(TASK REQUIREMENTS) Reproduce exactly, with no pictures, each line from the opening of the material down through the line containing "const boundaries = d3.range(sites.length".

########################################

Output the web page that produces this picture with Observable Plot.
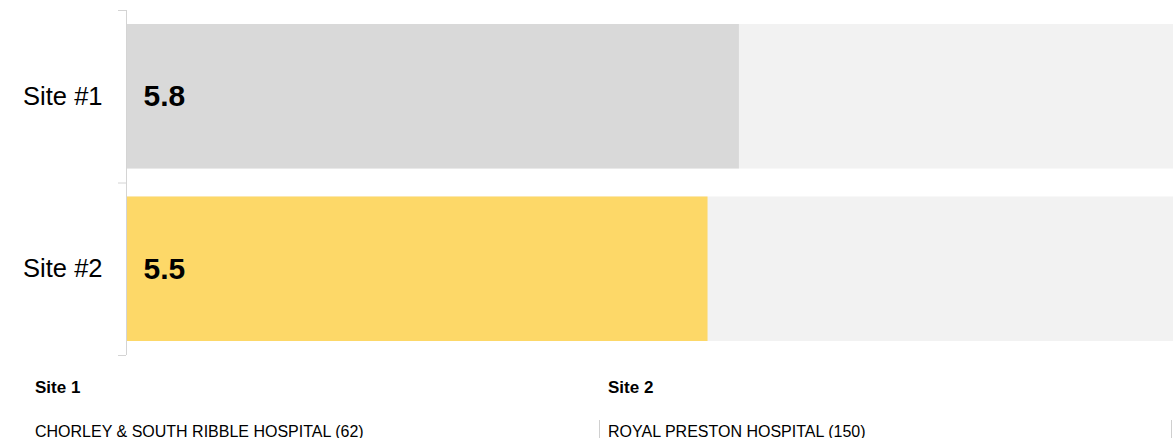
<!DOCTYPE html>
<html>
<head>
<meta charset="utf-8">
<script src="https://cdn.jsdelivr.net/npm/d3@7"></script>
<script src="https://cdn.jsdelivr.net/npm/@observablehq/plot@0.6"></script>
<style>
  html, body { margin: 0; padding: 0; background: #fff; overflow: hidden; }
  body { width: 1173px; height: 438px; font-family: "Liberation Sans", Arial, sans-serif; color: #000; }
  #chart svg { display: block; }
  #legend { position: relative; width: 1173px; height: 80px; }
  .col { position: absolute; top: 0; height: 80px; }
  .ttl { position: absolute; left: 8px; top: 21px; font-size: 17px; line-height: 1; font-weight: bold; white-space: nowrap; }
  .nm { position: absolute; left: 0; top: 62px; height: 18px; width: 100%; box-sizing: border-box; border-right: 1px solid #d0d0d0; }
  .nm span { position: absolute; left: 8px; top: 4px; font-size: 16px; line-height: 1; white-space: nowrap; }
</style>
</head>
<body>
<div id="chart"></div>
<div id="legend"></div>
<script>
const sites = ["Site #1", "Site #2"];
const values = [5.85, 5.55];
const valueLabels = ["5.8", "5.5"];
const maxValue = 10;
const siteColors = ["#d9d9d9", "#fdd868"];
const legendTitles = ["Site 1", "Site 2"];
const legendNames = ["CHORLEY & SOUTH RIBBLE HOSPITAL (62)", "ROYAL PRESTON HOSPITAL (150)"];

const data = sites.map((s, i) => ({site: s, i, value: values[i], label: valueLabels[i], max: maxValue}));
const boundaries = d3.range(sites.length + 1);

const chart = Plot.plot({
  width: 1173,
  height: 358,
  marginLeft: 127,
  marginRight: 0,
  marginTop: 10,
  marginBottom: 3,
  style: {fontFamily: '"Liberation Sans", Arial, sans-serif', color: "#000", background: "#fff"},
  x: {domain: [0, maxValue], axis: null, label: null},
  y: {domain: [0, sites.length], reverse: true, axis: null, label: null},
  color: {domain: sites, range: siteColors},
  marks: [
    Plot.rectX(data, {x1: 0, x2: "max", y1: "i", y2: d => d.i + 1, insetTop: 14, insetBottom: 14, fill: "#f2f2f2"}),
    Plot.rectX(data, {x1: 0, x2: "value", y1: "i", y2: d => d.i + 1, insetTop: 14, insetBottom: 14, fill: "site"}),
    Plot.ruleX([0], {stroke: "#d4d4d4", dx: -1}),
    Plot.axisY({ticks: boundaries, tickSize: 8, tickFormat: () => "", label: null, stroke: "#d4d4d4", dx: -1}),
    Plot.text(data, {x: 0, y: d => d.i + 0.5, text: "site", textAnchor: "end", dx: -25, fontSize: 25.5, fill: "#000"}),
    Plot.text(data, {x: 0, y: d => d.i + 0.5, text: "label", textAnchor: "start", dx: 16, fontSize: 30, fontWeight: "bold", fill: "#000"})
  ]
});
document.getElementById("chart").appendChild(chart);

const legend = d3.select("#legend");
const colLeft = 27, colWidth = 573;
legendTitles.forEach((t, i) => {
  const col = legend.append("div").attr("class", "col")
    .style("left", (colLeft + i * colWidth) + "px")
    .style("width", (colWidth - (i === legendTitles.length - 1 ? 1 : 0)) + "px");
  col.append("div").attr("class", "ttl").text(t);
  col.append("div").attr("class", "nm").append("span").text(legendNames[i]);
});
</script>
</body>
</html>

########################################

(OUTPUT BELOW)
Output the web page that produces this picture with Observable Plot.
<!DOCTYPE html>
<html>
<head>
<meta charset="utf-8">
<script src="https://cdn.jsdelivr.net/npm/d3@7"></script>
<script src="https://cdn.jsdelivr.net/npm/@observablehq/plot@0.6"></script>
<style>
  html, body { margin: 0; padding: 0; background: #fff; overflow: hidden; }
  body { width: 1173px; height: 438px; font-family: "Liberation Sans", Arial, sans-serif; color: #000; }
  #chart svg { display: block; }
  #legend { position: relative; width: 1173px; height: 80px; }
  .col { position: absolute; top: 0; height: 80px; }
  .ttl { position: absolute; left: 8px; top: 21px; font-size: 17px; line-height: 1; font-weight: bold; white-space: nowrap; }
  .nm { position: absolute; left: 0; top: 62px; height: 18px; width: 100%; box-sizing: border-box; border-right: 1px solid #d0d0d0; }
  .nm span { position: absolute; left: 8px; top: 4px; font-size: 16px; line-height: 1; white-space: nowrap; }
</style>
</head>
<body>
<div id="chart"></div>
<div id="legend"></div>
<script>
const sites = ["Site #1", "Site #2"];
const values = [5.85, 5.55];
const valueLabels = ["5.8", "5.5"];
const maxValue = 10;
const siteColors = ["#d9d9d9", "#fdd868"];
const legendTitles = ["Site 1", "Site 2"];
const legendNames = ["CHORLEY & SOUTH RIBBLE HOSPITAL (62)", "ROYAL PRESTON HOSPITAL (150)"];

const data = sites.map((s, i) => ({site: s, i, value: values[i], label: valueLabels[i], max: maxValue}));
const boundaries = d3.range(sites.length + 1);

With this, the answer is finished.